Two homeless families are at the centre of the story. Newly arrived young couple Dean and Emma, with Dean’s two children Jason and Paige. Emma is heavily pregnant. They occupy one cramped room. In the room next door are Colin and his mum Barbara. He’s her carer. They’ve been there twelve months. There’s also a Somalian refugee and a Syria refugee who arrives and leaves during the play, but it’s the two British families experiences at the heart of the piece. Though we hear some of their back stories, it’s really about the system and how it treats them and the stress of being cooped up with no end in sight. Every character moved me at some point, but it was four people sharing one can of soup and some bread from a food bank, then the youngest child saying that she was still hungry, that moved me most. I’d eaten more before I left for the theatre.
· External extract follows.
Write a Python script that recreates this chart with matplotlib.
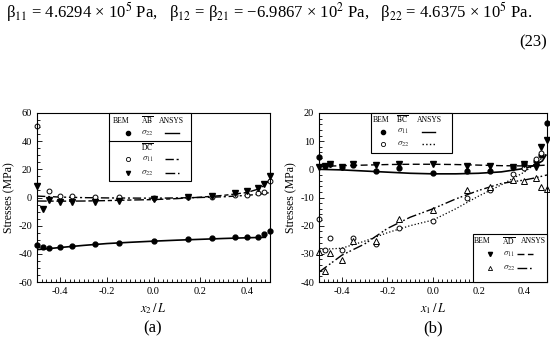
import matplotlib
matplotlib.use('Agg')
from matplotlib import pyplot as plt
from matplotlib.patches import Rectangle
from matplotlib.ticker import MultipleLocator

plt.rcParams['font.family'] = ['Liberation Serif', 'DejaVu Serif']
plt.rcParams['mathtext.fontset'] = 'stix'

# ---- panel (a) data ----
xa = [-0.5, -0.475, -0.45, -0.4, -0.35, -0.25, -0.15, 0.0, 0.15, 0.25, 0.35, 0.4, 0.45, 0.475, 0.5]
ab_s22_bem = [-33.8, -35.5, -36.2, -35.0, -34.5, -33.3, -32.4, -31.0, -29.8, -29.0, -28.3, -28.1, -27.9, -26.0, -23.6]
xa_dc11 = [-0.5, -0.45, -0.4, -0.35, -0.25, -0.15, 0.0, 0.15, 0.25, 0.35, 0.4, 0.45, 0.475, 0.5]
dc_s11_bem = [51.0, 4.5, 1.0, 1.0, 0.3, 0.3, 0.0, 0.2, 0.5, 2.0, 2.0, 3.0, 4.0, 12.0]
dc_s22_bem = [8.0, -8.1, -1.5, -3.3, -3.3, -2.9, -2.4, -1.4, 0.5, 1.4, 3.3, 4.8, 7.0, 9.8, 15.0]

xa_ansys = [-0.5, -0.45, -0.4, -0.3, -0.2, -0.1, 0.0, 0.1, 0.2, 0.3, 0.4, 0.45, 0.48]
ab_s22_ansys = [-37.0, -36.3, -35.5, -34.0, -32.7, -31.8, -31.0, -30.3, -29.7, -29.1, -28.6, -28.4, -28.3]
xa_ansys_dc = [-0.5, -0.4, -0.3, -0.2, -0.1, 0.0, 0.1, 0.2, 0.3, 0.4, 0.45, 0.48, 0.5]
dc_s11_ansys = [1.0, 0.3, -0.1, -0.3, -0.4, -0.5, -0.3, 0.0, 0.5, 1.5, 2.3, 3.0, 3.5]
dc_s22_ansys = [-2.5, -2.6, -2.5, -2.2, -1.8, -1.5, -0.8, 0.2, 1.5, 3.5, 6.0, 9.0, 13.0]

# ---- panel (b) data ----
xb = [-0.5, -0.475, -0.45, -0.4, -0.35, -0.25, -0.15, 0.0, 0.15, 0.25, 0.35, 0.4, 0.45, 0.475, 0.5]
bc_s11_bem = [4.3, 1.3, 1.8, 0.8, 1.5, -0.5, 0.4, -1.4, -0.6, -0.5, 1.0, 1.8, 3.1, 5.1, 16.6]
xb_bc22 = [-0.5, -0.475, -0.45, -0.4, -0.35, -0.25, -0.15, 0.0, 0.15, 0.25, 0.35, 0.4, 0.45, 0.475]
bc_s22_bem = [-17.8, -28.5, -24.5, -28.8, -24.5, -26.6, -20.7, -18.3, -10.0, -7.2, -1.8, 0.5, 3.8, 5.8]
ad_s11_bem = [1.0, 1.2, 1.8, 0.8, 1.8, 1.5, 2.0, 1.8, 1.3, 1.2, 1.0, 1.8, 1.0, 7.8, 10.5]
ad_s22_bem = [-29.2, -36.2, -29.8, -32.3, -25.5, -25.5, -17.7, -14.5, -7.5, -6.3, -3.8, -4.3, -3.0, -6.2, -7.0]

xb_ansys = [-0.5, -0.4, -0.3, -0.2, -0.1, 0.0, 0.1, 0.2, 0.3, 0.4, 0.45, 0.48, 0.495]
bc_s11_ansys = [0.0, -0.2, -0.6, -1.0, -1.4, -1.6, -1.6, -1.4, -0.9, 0.3, 1.5, 3.0, 5.0]
xb_ansys2 = [-0.5, -0.4, -0.3, -0.2, -0.1, 0.0, 0.1, 0.2, 0.3, 0.4, 0.45, 0.5]
bc_s22_ansys = [-28.5, -28.0, -25.5, -22.5, -20.0, -18.0, -14.0, -9.5, -5.5, -1.0, 2.0, 5.5]
ad_s11_ansys = [1.0, 1.3, 1.5, 1.7, 1.8, 1.8, 1.7, 1.5, 1.3, 1.2, 1.3, 1.5]
ad_s22_ansys = [-36.5, -30.5, -26.5, -21.0, -17.0, -14.0, -10.5, -7.5, -5.0, -3.8, -3.0, -2.0]

ls_s11 = (0, (6, 2, 1.5, 2))
ls_s22 = (0, (7, 2, 3, 2))
ls_dd = (0, (7, 2, 1.2, 1.5, 1.2, 2))
ms = 3.5

fig = plt.figure(figsize=(5.5, 3.43), dpi=100)
ax1 = fig.add_axes([37 / 550, 61 / 343, 233 / 550, 169 / 343])
ax2 = fig.add_axes([319 / 550, 61 / 343, 228 / 550, 169 / 343])

fig.text(0.01, 0.965, 'β$_{11}$ = 4.6294 × 10$^5$ Pa,   β$_{12}$ = β$_{21}$ = −6.9867 × 10$^2$ Pa,   β$_{22}$ = 4.6375 × 10$^5$ Pa.',
         fontsize=12, va='center', ha='left')
fig.text(0.995, 0.875, '(23)', fontsize=12, va='center', ha='right')

# (a)
ax1.plot(xa_ansys, ab_s22_ansys, 'k-', lw=1.2)
ax1.plot(xa_ansys_dc, dc_s11_ansys, color='k', ls=ls_s11, lw=1.0)
ax1.plot(xa_ansys_dc, dc_s22_ansys, color='k', ls=ls_s22, lw=1.0)
ax1.plot(xa, ab_s22_bem, 'ko', ms=ms, ls='none', clip_on=False)
ax1.plot(xa_dc11, dc_s11_bem, 'o', mfc='white', mec='k', mew=0.7, ms=ms, ls='none', clip_on=False)
ax1.plot(xa, dc_s22_bem, 'kv', ms=ms + 0.5, ls='none', clip_on=False)
ax1.set_xlim(-0.5, 0.5)
ax1.set_ylim(-60, 60)
ax1.set_yticks([-60, -40, -20, 0, 20, 40, 60])
ax1.yaxis.set_minor_locator(MultipleLocator(5))
ax1.set_xlabel(r'$x_2\,/\,L$', fontsize=9)
ax1.set_ylabel('Stresses (MPa)', fontsize=8.5, labelpad=2)

# (b)
ax2.plot(xb_ansys, bc_s11_ansys, 'k-', lw=1.2)
ax2.plot(xb_ansys2, bc_s22_ansys, color='k', ls=':', lw=0.9)
ax2.plot(xb_ansys2, ad_s11_ansys, color='k', ls=(0, (5, 2.5)), lw=1.0)
ax2.plot(xb_ansys2, ad_s22_ansys, color='k', ls=ls_dd, lw=1.0)
ax2.plot(xb, bc_s11_bem, 'ko', ms=ms, ls='none', clip_on=False)
ax2.plot(xb_bc22, bc_s22_bem, 'o', mfc='white', mec='k', mew=0.7, ms=ms, ls='none', clip_on=False)
ax2.plot(xb, ad_s11_bem, 'kv', ms=ms + 0.5, ls='none', clip_on=False)
ax2.plot(xb, ad_s22_bem, '^', mfc='white', mec='k', mew=0.7, ms=ms + 0.5, ls='none', clip_on=False)
ax2.set_xlim(-0.5, 0.5)
ax2.set_ylim(-40, 20)
ax2.set_yticks([-40, -30, -20, -10, 0, 10, 20])
ax2.yaxis.set_minor_locator(MultipleLocator(2))
ax2.set_xlabel(r'$x_1\,/\,L$', fontsize=9)
ax2.set_ylabel('Stresses (MPa)', fontsize=8.5, labelpad=2)

for ax in (ax1, ax2):
    ax.set_xticks([-0.4, -0.2, 0.0, 0.2, 0.4])
    ax.set_xticklabels(['-0.4', '-0.2', '0.0', '0.2', '0.4'])
    ax.xaxis.set_minor_locator(MultipleLocator(0.02))
    ax.tick_params(which='both', direction='in', labelsize=7.5, width=0.6)
    ax.tick_params(which='major', length=3.5)
    ax.tick_params(which='minor', length=2)
    for s in ax.spines.values():
        s.set_linewidth(0.8)
    ax.set_yticklabels([str(int(t)) for t in ax.get_yticks()])


def box(ax, x0, y0, x1, y1):
    ax.add_patch(Rectangle((x0, y0), x1 - x0, y1 - y0, transform=ax.transAxes,
                           fill=True, fc='white', ec='k', lw=0.8, zorder=5, clip_on=False))


def row(ax, y, cols, marker, mstyle, label, ls, lx):
    kw = dict(transform=ax.transAxes, zorder=6, clip_on=False)
    if mstyle == 'filled':
        ax.plot([cols[0]], [y], 'k' + marker, ms=3, **kw)
    else:
        ax.plot([cols[0]], [y], marker, mfc='white', mec='k', mew=0.6, ms=3, **kw)
    ax.text(cols[1], y, label, fontsize=6.5, ha='center', va='center', color='#333333', **kw)
    ax.plot(lx, [y, y], color='k', ls=ls, lw=1.0, **kw)


def header(ax, y, cols, seg):
    kw = dict(transform=ax.transAxes, zorder=6, fontsize=5.5, ha='center', va='center')
    ax.text(cols[0], y, 'BEM', **kw)
    ax.text(cols[1], y, r'$\overline{\mathrm{' + seg + '}}$', **kw)
    ax.text(cols[2], y, 'ANSYS', **kw)


# legend (a)
box(ax1, 0.308, 0.596, 0.662, 1.0)
ax1.plot([0.308, 0.662], [0.837, 0.837], 'k-', lw=0.8, transform=ax1.transAxes, zorder=6)
header(ax1, 0.952, [0.36, 0.475, 0.578], 'AB')
row(ax1, 0.88, [0.39, 0.475], 'o', 'filled', r'$\sigma_{22}$', '-', [0.55, 0.61])
ax1.text(0.475, 0.795, r'$\overline{\mathrm{DC}}$', fontsize=5.5, ha='center', va='center', transform=ax1.transAxes, zorder=6)
row(ax1, 0.725, [0.39, 0.475], 'o', 'open', r'$\sigma_{11}$', ls_s11, [0.55, 0.61])
row(ax1, 0.645, [0.39, 0.475], 'v', 'filled', r'$\sigma_{22}$', ls_s22, [0.55, 0.61])

# legend (b) top
box(ax2, 0.227, 0.761, 0.583, 1.0)
header(ax2, 0.958, [0.273, 0.363, 0.486], 'BC')
row(ax2, 0.89, [0.281, 0.37], 'o', 'filled', r'$\sigma_{11}$', '-', [0.45, 0.51])
row(ax2, 0.815, [0.281, 0.37], 'o', 'open', r'$\sigma_{22}$', ':', [0.45, 0.51])

# legend (b) bottom
box(ax2, 0.674, 0.0, 1.0, 0.284)
header(ax2, 0.24, [0.714, 0.83, 0.941], 'AD')
row(ax2, 0.165, [0.748, 0.835], 'v', 'filled', r'$\sigma_{11}$', (0, (5, 2.5)), [0.87, 0.94])
row(ax2, 0.08, [0.748, 0.835], '^', 'open', r'$\sigma_{22}$', ls_dd, [0.87, 0.94])

fig.text(153 / 550, 1 - 328 / 343, '(a)', fontsize=12, ha='center', va='center')
fig.text(433 / 550, 1 - 328 / 343, '(b)', fontsize=12, ha='center', va='center')

fig.savefig('out.png', dpi=100)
Nick Holder’s Colin and Anna Calder-Marshall’s Barbara both had me in tears. Luke Clarke and Janet Etuk played Dean and Emma with great sensitivity and dignity, and Bobby Stallwood and Emily Beacock as Jason and Paige were extraordinary. Natasha Jenkins’ uber realistic design is stunning. This is the first work by writer director Alexander Zeldin I’ve seen and it’s hugely impressive.

The standing ovation seemed as much a statement of support for the homeless as it did admiration for one of the most authentic and moving pieces of theatre I’ve ever seen. I now feel motivated to campaign and I start by urging you to go and see it.